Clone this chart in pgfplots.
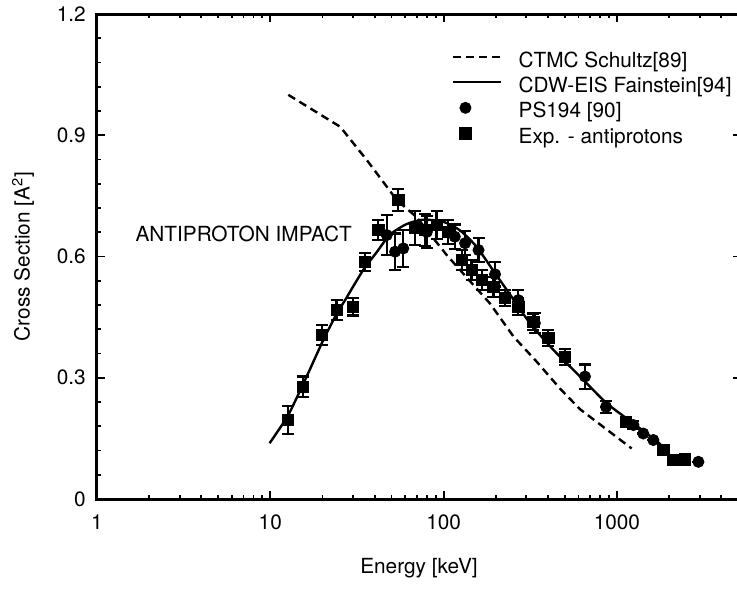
\documentclass[border=0pt]{standalone}
\usepackage{fontspec}
\setmainfont{TeX Gyre Heros}
\usepackage{pgfplots}
\pgfplotsset{compat=1.18}
\pgfplotsset{
 linelegend/.style={legend image code/.code={\draw[##1] (0pt,2.5pt) -- (24pt,2.5pt); \path (32pt,2.5pt);}},
 marklegend/.style={legend image code/.code={\draw[##1] plot coordinates {(6pt,2.5pt)}; \path (0pt,2.5pt) (32pt,2.5pt);}},
}
\begin{document}
\fontsize{10.4}{12.4}\selectfont
\begin{tikzpicture}
\begin{axis}[
 at={(0,0)}, anchor=south west,
 scale only axis, width=322pt, height=242.5pt,
 xmode=log, xmin=1, xmax=5200, ymin=0, ymax=1.2,
 xtick={1,10,100,1000}, xticklabels={1,10,100,1000},
 minor xtick={2,3,4,5,6,7,8,9,20,30,40,50,60,70,80,90,200,300,400,500,600,700,800,900,2000,3000,4000,5000},
 ytick={0,0.3,0.6,0.9,1.2}, yticklabels={0,0.3,0.6,0.9,1.2},
 minor y tick num=4,
 tick align=inside,
 major tick length=4pt, minor tick length=2.2pt,
 every tick/.style={black, line width=0.9pt},
 axis line style={line width=1.5pt},
 /pgf/number format/assume math mode=true,
 tick label style={font=\fontsize{10.4}{12.4}\selectfont},
 xticklabel style={yshift=-4pt},
 yticklabel style={xshift=-2pt},
 xlabel={Energy [keV]},
 ylabel={Cross Section [A\textsuperscript{2}]},
 label style={font=\fontsize{10.4}{12.4}\selectfont},
 xlabel style={at={(axis description cs:0.5,-0.142)}, anchor=center},
 ylabel style={at={(axis description cs:-0.115,0.5)}, anchor=center},
 legend style={at={(rel axis cs:0.551,0.922)}, anchor=north west, draw=none, fill=none,
   inner sep=0pt, row sep=2.5pt, column sep=0pt,
   nodes={inner sep=0pt, anchor=west, text height=7.5pt, text depth=2.5pt},
   font=\fontsize{10.4}{12.4}\selectfont},
 legend cell align=left,
]
\addplot[black, line width=1.2pt, dash pattern=on 4pt off 2.5pt, linelegend]
 table {
12.7 1.0
25.3 0.921
36 0.839
53.6 0.740
70 0.697
104 0.604
136 0.548
185 0.484
253 0.402
344 0.340
470 0.273
613 0.222
873 0.172
1216 0.125
};
\addlegendentry{CTMC Schultz[89]}
\addplot[black, line width=1.2pt, smooth, tension=0.4, linelegend]
 table {
9.9 0.138
12.7 0.208
16.2 0.303
20.2 0.393
24.2 0.459
27 0.492
34.4 0.567
41 0.610
49 0.654
61 0.680
76 0.691
99.5 0.686
124 0.665
155 0.624
200 0.556
250 0.497
315 0.435
430 0.369
613 0.303
873 0.237
1245 0.187
1700 0.143
1850 0.128
};
\addlegendentry{CDW-EIS Fainstein[94]}
\addplot[black, only marks, mark=*, mark size=2.8pt, forget plot,
  error bars/.cd, y dir=both, y explicit,
  error bar style={line width=1.1pt},
  error mark options={rotate=90, line width=1.1pt, mark size=3pt, black}]
 table[x index=0, y index=1, y error index=2] {
47 0.653 0.05
52.5 0.612 0.045
58.5 0.620 0.045
80 0.661 0.04
116 0.649 0.03
133 0.633 0.03
159 0.616 0.03
198 0.556 0.03
270 0.492 0.025
336 0.435 0.025
654 0.303 0.03
865 0.228 0.015
1245 0.183 0.01
1419 0.162 0
1622 0.146 0
2952 0.092 0
};
\addlegendimage{black, only marks, mark=*, mark size=2.8pt, marklegend}
\addlegendentry{PS194 [90]}
\addplot[black, only marks, mark=square*, mark size=2.8pt, forget plot,
  error bars/.cd, y dir=both, y explicit,
  error bar style={line width=1.1pt},
  error mark options={rotate=90, line width=1.1pt, mark size=3pt, black}]
 table[x index=0, y index=1, y error index=2] {
12.7 0.195 0.035
15.5 0.278 0.025
19.8 0.406 0.025
24.1 0.468 0.025
29.9 0.476 0.022
35.2 0.587 0.022
42 0.666 0.025
54.8 0.740 0.027
68.4 0.670 0.042
78 0.666 0.04
91 0.678 0.035
106 0.661 0.03
127 0.591 0.025
145 0.567 0.025
166 0.542 0.025
194 0.525 0.025
226 0.497 0.02
270 0.476 0.02
330 0.439 0.02
402 0.398 0.02
501 0.352 0.02
1128 0.191 0.012
1853 0.121 0.012
2118 0.096 0.01
2474 0.098 0.01
};
\addlegendimage{black, only marks, mark=square*, mark size=2.8pt, marklegend}
\addlegendentry{Exp. - antiprotons}
\node[anchor=west, inner sep=0pt] at (axis cs:1.66,0.656) {ANTIPROTON IMPACT};
\end{axis}
\pgfresetboundingbox
\useasboundingbox (-48.5pt,-45.5pt) rectangle (320pt,249.5pt);
\end{tikzpicture}
\end{document}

Request: Every line should be retyped exactly, with the pictures omitted.

Exercise solution:
Clone this chart in pgfplots.
\documentclass[border=0pt]{standalone}
\usepackage{fontspec}
\setmainfont{TeX Gyre Heros}
\usepackage{pgfplots}
\pgfplotsset{compat=1.18}
\pgfplotsset{
 linelegend/.style={legend image code/.code={\draw[##1] (0pt,2.5pt) -- (24pt,2.5pt); \path (32pt,2.5pt);}},
 marklegend/.style={legend image code/.code={\draw[##1] plot coordinates {(6pt,2.5pt)}; \path (0pt,2.5pt) (32pt,2.5pt);}},
}
\begin{document}
\fontsize{10.4}{12.4}\selectfont
\begin{tikzpicture}
\begin{axis}[
 at={(0,0)}, anchor=south west,
 scale only axis, width=322pt, height=242.5pt,
 xmode=log, xmin=1, xmax=5200, ymin=0, ymax=1.2,
 xtick={1,10,100,1000}, xticklabels={1,10,100,1000},
 minor xtick={2,3,4,5,6,7,8,9,20,30,40,50,60,70,80,90,200,300,400,500,600,700,800,900,2000,3000,4000,5000},
 ytick={0,0.3,0.6,0.9,1.2}, yticklabels={0,0.3,0.6,0.9,1.2},
 minor y tick num=4,
 tick align=inside,
 major tick length=4pt, minor tick length=2.2pt,
 every tick/.style={black, line width=0.9pt},
 axis line style={line width=1.5pt},
 /pgf/number format/assume math mode=true,
 tick label style={font=\fontsize{10.4}{12.4}\selectfont},
 xticklabel style={yshift=-4pt},
 yticklabel style={xshift=-2pt},
 xlabel={Energy [keV]},
 ylabel={Cross Section [A\textsuperscript{2}]},
 label style={font=\fontsize{10.4}{12.4}\selectfont},
 xlabel style={at={(axis description cs:0.5,-0.142)}, anchor=center},
 ylabel style={at={(axis description cs:-0.115,0.5)}, anchor=center},
 legend style={at={(rel axis cs:0.551,0.922)}, anchor=north west, draw=none, fill=none,
   inner sep=0pt, row sep=2.5pt, column sep=0pt,
   nodes={inner sep=0pt, anchor=west, text height=7.5pt, text depth=2.5pt},
   font=\fontsize{10.4}{12.4}\selectfont},
 legend cell align=left,
]
\addplot[black, line width=1.2pt, dash pattern=on 4pt off 2.5pt, linelegend]
 table {
12.7 1.0
25.3 0.921
36 0.839
53.6 0.740
70 0.697
104 0.604
136 0.548
185 0.484
253 0.402
344 0.340
470 0.273
613 0.222
873 0.172
1216 0.125
};
\addlegendentry{CTMC Schultz[89]}
\addplot[black, line width=1.2pt, smooth, tension=0.4, linelegend]
 table {
9.9 0.138
12.7 0.208
16.2 0.303
20.2 0.393
24.2 0.459
27 0.492
34.4 0.567
41 0.610
49 0.654
61 0.680
76 0.691
99.5 0.686
124 0.665
155 0.624
200 0.556
250 0.497
315 0.435
430 0.369
613 0.303
873 0.237
1245 0.187
1700 0.143
1850 0.128
};
\addlegendentry{CDW-EIS Fainstein[94]}
\addplot[black, only marks, mark=*, mark size=2.8pt, forget plot,
  error bars/.cd, y dir=both, y explicit,
  error bar style={line width=1.1pt},
  error mark options={rotate=90, line width=1.1pt, mark size=3pt, black}]
 table[x index=0, y index=1, y error index=2] {
47 0.653 0.05
52.5 0.612 0.045
58.5 0.620 0.045
80 0.661 0.04
116 0.649 0.03
133 0.633 0.03
159 0.616 0.03
198 0.556 0.03
270 0.492 0.025
336 0.435 0.025
654 0.303 0.03
865 0.228 0.015
1245 0.183 0.01
1419 0.162 0
1622 0.146 0
2952 0.092 0
};
\addlegendimage{black, only marks, mark=*, mark size=2.8pt, marklegend}
\addlegendentry{PS194 [90]}
\addplot[black, only marks, mark=square*, mark size=2.8pt, forget plot,
  error bars/.cd, y dir=both, y explicit,
  error bar style={line width=1.1pt},
  error mark options={rotate=90, line width=1.1pt, mark size=3pt, black}]
 table[x index=0, y index=1, y error index=2] {
12.7 0.195 0.035
15.5 0.278 0.025
19.8 0.406 0.025
24.1 0.468 0.025
29.9 0.476 0.022
35.2 0.587 0.022
42 0.666 0.025
54.8 0.740 0.027
68.4 0.670 0.042
78 0.666 0.04
91 0.678 0.035
106 0.661 0.03
127 0.591 0.025
145 0.567 0.025
166 0.542 0.025
194 0.525 0.025
226 0.497 0.02
270 0.476 0.02
330 0.439 0.02
402 0.398 0.02
501 0.352 0.02
1128 0.191 0.012
1853 0.121 0.012
2118 0.096 0.01
2474 0.098 0.01
};
\addlegendimage{black, only marks, mark=square*, mark size=2.8pt, marklegend}
\addlegendentry{Exp. - antiprotons}
\node[anchor=west, inner sep=0pt] at (axis cs:1.66,0.656) {ANTIPROTON IMPACT};
\end{axis}
\pgfresetboundingbox
\useasboundingbox (-48.5pt,-45.5pt) rectangle (320pt,249.5pt);
\end{tikzpicture}
\end{document}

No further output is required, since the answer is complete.